Advances in reinforcement learning (RL) often rely on massive compute resources and remain notoriously sample inefficient. In contrast, the human brain is able to efficiently learn effective control strategies using limited resources. This raises the question whether insights from neuroscience can be used to improve current RL methods. Predictive processing is a popular theoretical framework which maintains that the human brain is actively seeking to minimize surprise. We show that recurrent neural networks which predict their own sensory states can be leveraged to minimise surprise, yielding substantial gains in cumulative reward. Specifically, we present the Predictive Processing Proximal Policy Optimization (P4O) agent; an actor-critic reinforcement learning agent that applies predictive processing to a recurrent variant of the PPO algorithm by integrating a world model in its hidden state. Even without hyperparameter tuning, P4O significantly outperforms a baseline recurrent variant of the PPO algorithm on multiple Atari games using a single GPU. It also outperforms other state-of-the-art agents given the same wall-clock time and exceeds human gamer performance on multiple games including Seaquest, which is a particularly challenging environment in the Atari domain. Altogether, our work underscores how insights from the field of neuroscience may support the development of more capable and efficient artificial agents.

Efficient Deep Reinforcement Learning with Predictive Processing Proximal Policy Optimization

TL;DR

The paper tackles sample inefficiency in deep reinforcement learning by introducing P4O, a PPO-based recurrent agent augmented with predictive processing via a world-model RNN and a predictive processing loss. The method jointly optimizes PPO objectives and a multi-step prediction error term, yielding improved learning speed and performance on Atari with a single GPU and without hyperparameter tuning. Empirical results show P4O outperforms a recurrent PPO baseline across multiple games, matches or surpasses several state-of-the-art single-GPU agents after long training, and even exceeds human gamer performance in several titles, notably Seaquest. The findings suggest predictive processing can yield more data-efficient, robust, and scalable RL agents, with potential implications for neuroscience-inspired AI and efficient control in real-world tasks.

Abstract

Advances in reinforcement learning (RL) often rely on massive compute resources and remain notoriously sample inefficient. In contrast, the human brain is able to efficiently learn effective control strategies using limited resources. This raises the question whether insights from neuroscience can be used to improve current RL methods. Predictive processing is a popular theoretical framework which maintains that the human brain is actively seeking to minimize surprise. We show that recurrent neural networks which predict their own sensory states can be leveraged to minimise surprise, yielding substantial gains in cumulative reward. Specifically, we present the Predictive Processing Proximal Policy Optimization (P4O) agent; an actor-critic reinforcement learning agent that applies predictive processing to a recurrent variant of the PPO algorithm by integrating a world model in its hidden state. Even without hyperparameter tuning, P4O significantly outperforms a baseline recurrent variant of the PPO algorithm on multiple Atari games using a single GPU. It also outperforms other state-of-the-art agents given the same wall-clock time and exceeds human gamer performance on multiple games including Seaquest, which is a particularly challenging environment in the Atari domain. Altogether, our work underscores how insights from the field of neuroscience may support the development of more capable and efficient artificial agents.
Paper Structure (24 sections, 4 equations, 9 figures, 2 tables)
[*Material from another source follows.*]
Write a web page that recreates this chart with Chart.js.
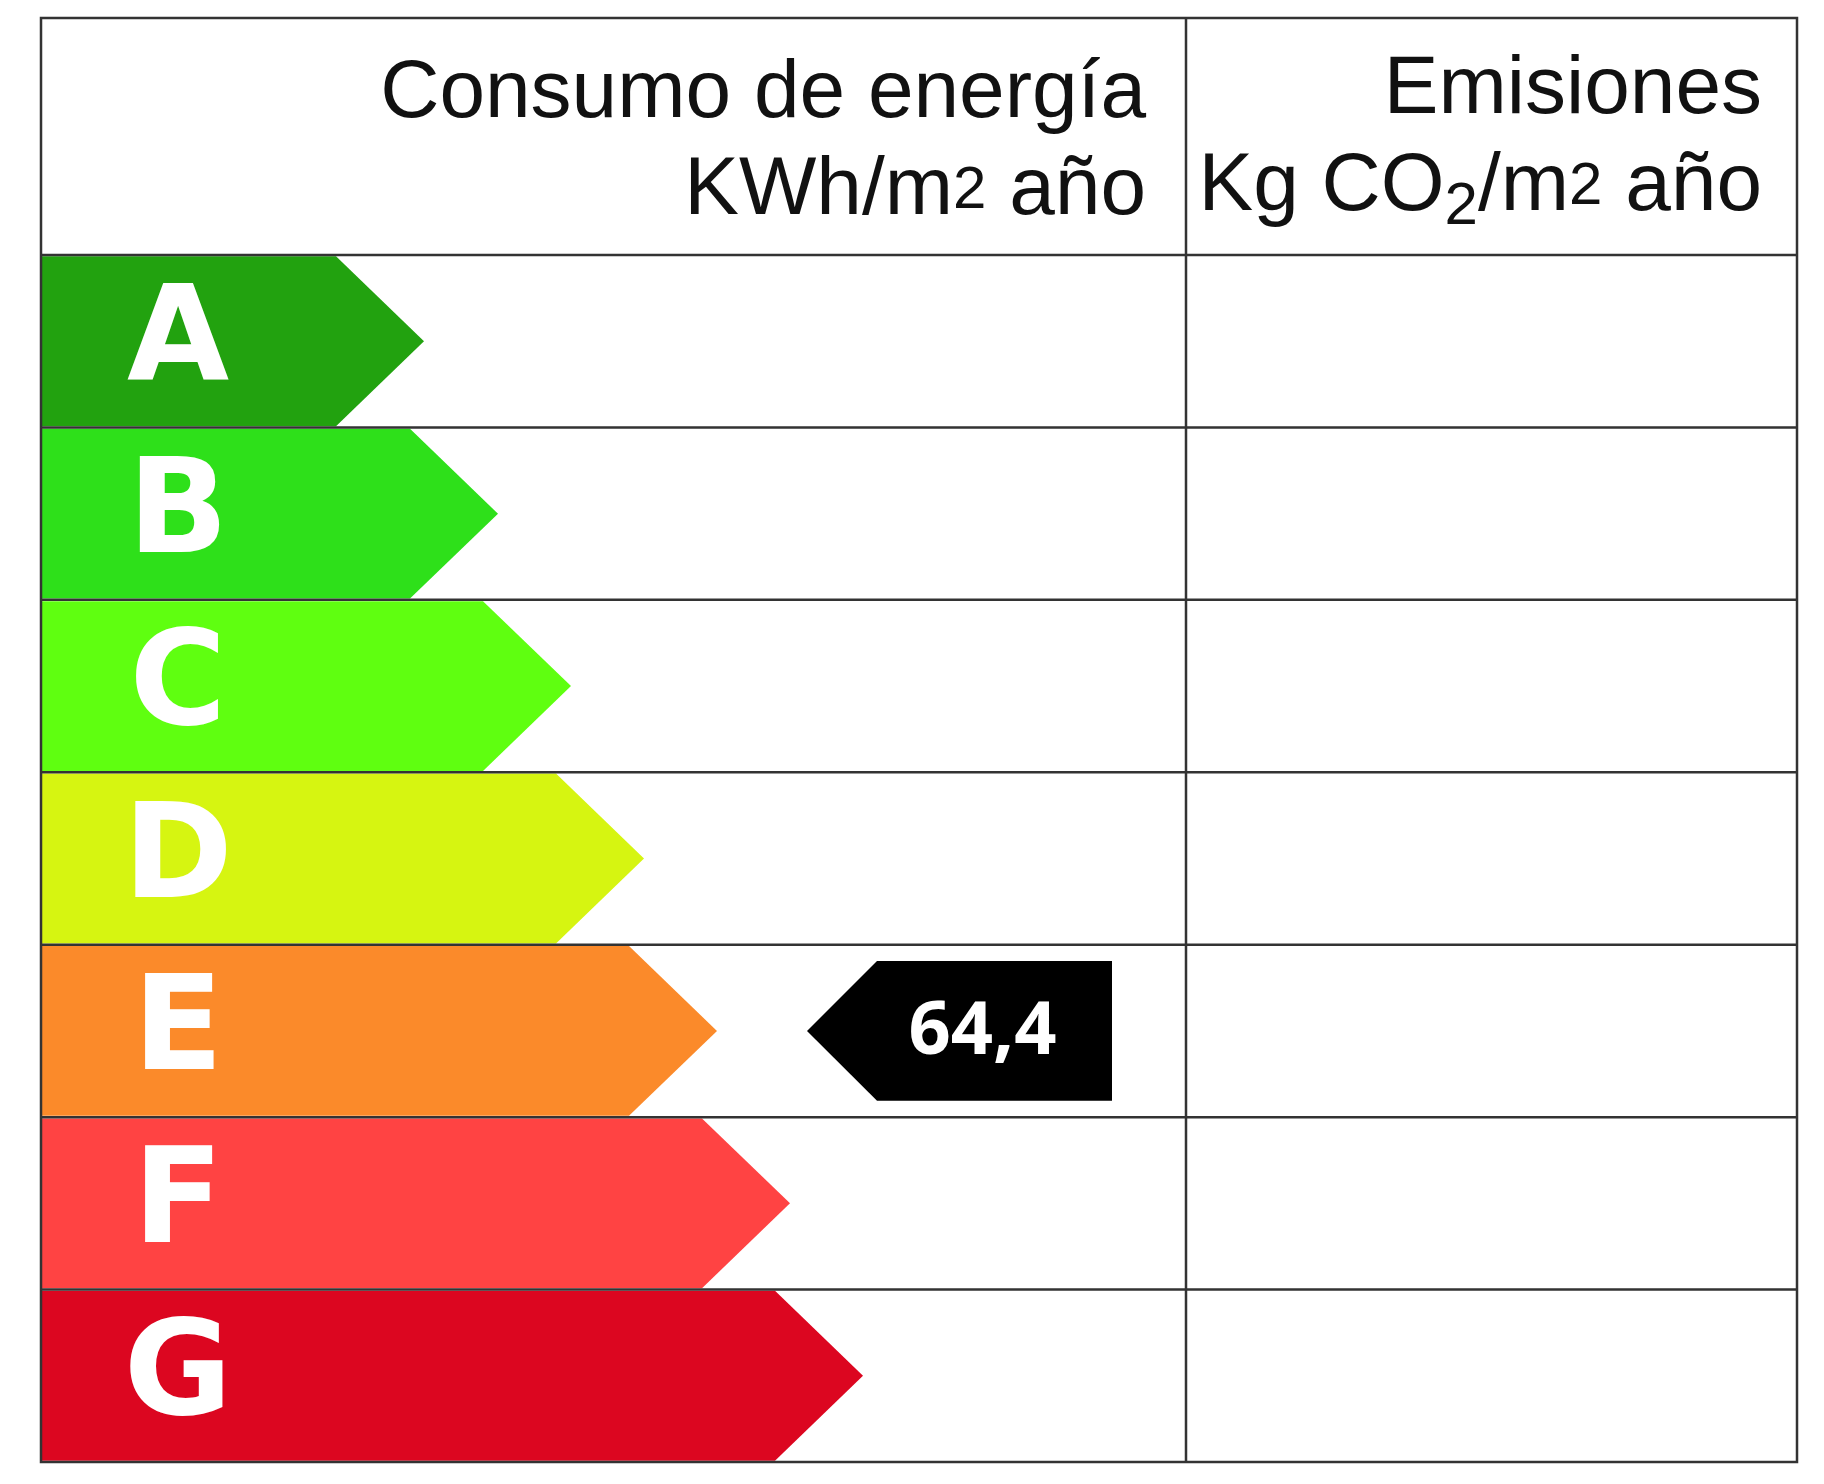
<!DOCTYPE html>
<html>
<head>
<meta charset="utf-8">
<script src="https://cdn.jsdelivr.net/npm/chart.js@4"></script>
<style>
  html, body { margin: 0; padding: 0; background: #fff; }
  #wrap { width: 1824px; height: 1484px; }
</style>
</head>
<body>
<div id="wrap"><canvas id="chart-energy" width="1824" height="1484"></canvas></div>
<script>
const classes = ['A', 'B', 'C', 'D', 'E', 'F', 'G'];
const arrowTips = [383, 457, 530, 603, 676, 749, 822];
const classColors = ['#22a20f', '#2ee01a', '#5fff10', '#d6f511', '#fb8a2a', '#ff4343', '#dc0620'];
const ratingClass = 'E';
const ratingLabel = '64,4';
const ratingRange = [766, 1071];

const TABLE = { left: 41, right: 1797, top: 18, headerBottom: 255, bottom: 1462, divider: 1186 };
const ARROW_HEAD = 88;

const markerData = classes.map(c => c === ratingClass ? ratingRange : null);

// draws arrows instead of plain bars, plus the table grid and header
const energyLabelPlugin = {
    id: 'energyLabel',
    afterDatasetsDraw(chart) {
        const ctx = chart.ctx;
        const bars = chart.getDatasetMeta(0).data;
        ctx.save();
        bars.forEach((bar, i) => {
            const top = bar.y - bar.height / 2, bottom = bar.y + bar.height / 2;
            ctx.fillStyle = classColors[i];
            ctx.beginPath();
            ctx.moveTo(bar.base, top);
            ctx.lineTo(bar.x - ARROW_HEAD, top);
            ctx.lineTo(bar.x, bar.y);
            ctx.lineTo(bar.x - ARROW_HEAD, bottom);
            ctx.lineTo(bar.base, bottom);
            ctx.closePath();
            ctx.fill();
            ctx.fillStyle = '#fff';
            ctx.font = 'bold 132px "DejaVu Sans"';
            ctx.textAlign = 'center';
            ctx.textBaseline = 'middle';
            ctx.fillText(classes[i], 178, bar.y + 4);
        });

        // rating marker
        chart.getDatasetMeta(1).data.forEach((m, i) => {
            if (markerData[i] === null) return;
            const left = Math.min(m.x, m.base), right = Math.max(m.x, m.base);
            const top = m.y - m.height / 2, bottom = m.y + m.height / 2;
            const head = 70;
            ctx.fillStyle = '#000';
            ctx.beginPath();
            ctx.moveTo(left, m.y);
            ctx.lineTo(left + head, top);
            ctx.lineTo(right, top);
            ctx.lineTo(right, bottom);
            ctx.lineTo(left + head, bottom);
            ctx.closePath();
            ctx.fill();
            ctx.fillStyle = '#fff';
            ctx.font = 'bold 74px "Open Sans"';
            ctx.textAlign = 'center';
            ctx.textBaseline = 'middle';
            ctx.fillText(ratingLabel, left + head + (right - left - head) / 2 - 12, m.y + 2);
        });

        // grid
        ctx.strokeStyle = '#333';
        ctx.lineWidth = 2.5;
        ctx.strokeRect(TABLE.left, TABLE.top, TABLE.right - TABLE.left, TABLE.bottom - TABLE.top);
        ctx.beginPath();
        ctx.moveTo(TABLE.divider, TABLE.top);
        ctx.lineTo(TABLE.divider, TABLE.bottom);
        const rowH = (TABLE.bottom - TABLE.headerBottom) / classes.length;
        for (let r = 0; r < classes.length; r++) {
            const y = TABLE.headerBottom + r * rowH;
            ctx.moveTo(TABLE.left, y);
            ctx.lineTo(TABLE.right, y);
        }
        ctx.stroke();

        // header
        ctx.fillStyle = '#111';
        ctx.textBaseline = 'alphabetic';
        ctx.textAlign = 'right';
        ctx.font = '82px "Liberation Sans"';
        ctx.fillText('Consumo de energía', 1146, 117);
        ctx.fillText('Emisiones', 1762, 113);
        drawRuns(ctx, 1146, 214, [['KWh/m', 0, 82], ['2', -6, 60], [' año', 0, 82]]);
        drawRuns(ctx, 1762, 210, [['Kg CO', 0, 82], ['2', 14, 60], ['/m', 0, 82], ['2', -6, 60], [' año', 0, 82]]);
        ctx.restore();
    }
};

function drawRuns(ctx, rightX, baseline, runs) {
    let total = 0;
    runs.forEach(r => { ctx.font = r[2] + 'px "Liberation Sans"'; total += ctx.measureText(r[0]).width; });
    let x = rightX - total;
    ctx.textAlign = 'left';
    runs.forEach(r => {
        ctx.font = r[2] + 'px "Liberation Sans"';
        ctx.fillText(r[0], x, baseline + r[1]);
        x += ctx.measureText(r[0]).width;
    });
    ctx.textAlign = 'right';
}

new Chart(document.getElementById('chart-energy').getContext('2d'), {
    type: 'bar',
    data: {
        labels: classes,
        datasets: [{
            data: arrowTips,
            backgroundColor: 'rgba(0,0,0,0)',
            barPercentage: 0.985,
            categoryPercentage: 1.0,
            grouped: false
        }, {
            data: markerData,
            backgroundColor: 'rgba(0,0,0,0)',
            barPercentage: 0.81,
            categoryPercentage: 1.0,
            grouped: false
        }]
    },
    options: {
        indexAxis: 'y',
        responsive: false,
        devicePixelRatio: 1,
        animation: false,
        events: [],
        layout: { padding: { left: TABLE.left, right: 1824 - TABLE.right, top: TABLE.headerBottom, bottom: 1484 - TABLE.bottom } },
        plugins: { legend: { display: false }, tooltip: { enabled: false } },
        scales: {
            x: { display: false, min: 0, max: TABLE.right - TABLE.left },
            y: { display: false }
        }
    },
    plugins: [energyLabelPlugin]
});
</script>
</body>
</html>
This paper contains 24 sections, 4 equations, 9 figures, 2 tables.

Figures (9)

  • Figure 1: Components of the P4O architecture. A sensory input $s$ is encoded into a low-dimensional latent representation $x$. This encoded game state is subtracted from a prediction $p$ generated by an LSTM layer. The resulting prediction error is passed into both the prediction layer and a second LSTM layer representing the agent's belief states. The LSTM outputs are used by an actor-critic model to select an action $a$ and compute a corresponding state value $v$. The red box highlights the main architectural contribution of P4O. Minimization of the prediction error is added to the P4O agent's objective function.
  • Figure 2: Comparison of P4O algorithm against the baselines LSTM-PPO ($k=1024$), LSTM-PPO ($k=800$) and the P4O model optimized without predictive processing loss (P4O without PP loss). Results are based on average score over the last 100 episodes. Shaded areas show standard error of the mean over the 8 runs.
  • Figure 3: Comparison of individual performance curves. P4O results are shown in the top row and LSTM-PPO baseline ($k=1024$) results are shown in the bottom row. Equivalent colors indicate the use of the same seed for network initialization.
  • Figure 4: P4O's performance comparison against algorithms IQN, Rainbow, DreamerV2 and the baseline LSTM-PPO after 10 days of accelerator time. Lighter curves correspond to the individual runs, whereas darker curves are the mean of the 3 individual runs. Circles represent final reported scores of the IQN, Rainbow and DreamerV2 agents after 10 days. The moment where P4O mean exceeds their respective endpoint score is marked with triangles. Reported average score is in log scale and is based on a rolling mean of the last 100 episodes.
  • Figure 5: Analysis of the contribution of various P4O algorithm elements on performance via ablation study. “P4O without PP Loss” indicates an architecture identical to P4O but which does not include the predictive processing loss in the loss computation. “P4O without PP mechanism” indicates an architecture in which the LSTM hidden states are linearly read-out to predict the input ($x$) with an additional prediction output - but without providing this as a negative feedback signal (hence, no predictive processing mechanism within the network). “P4O without Belief to Prediction connections” indicates a network in which the connections from the belief LSTM to the prediction LSTM units have been cut. Results are based on average score over the last 100 episodes. Shaded areas show standard error of the mean over the 8 runs.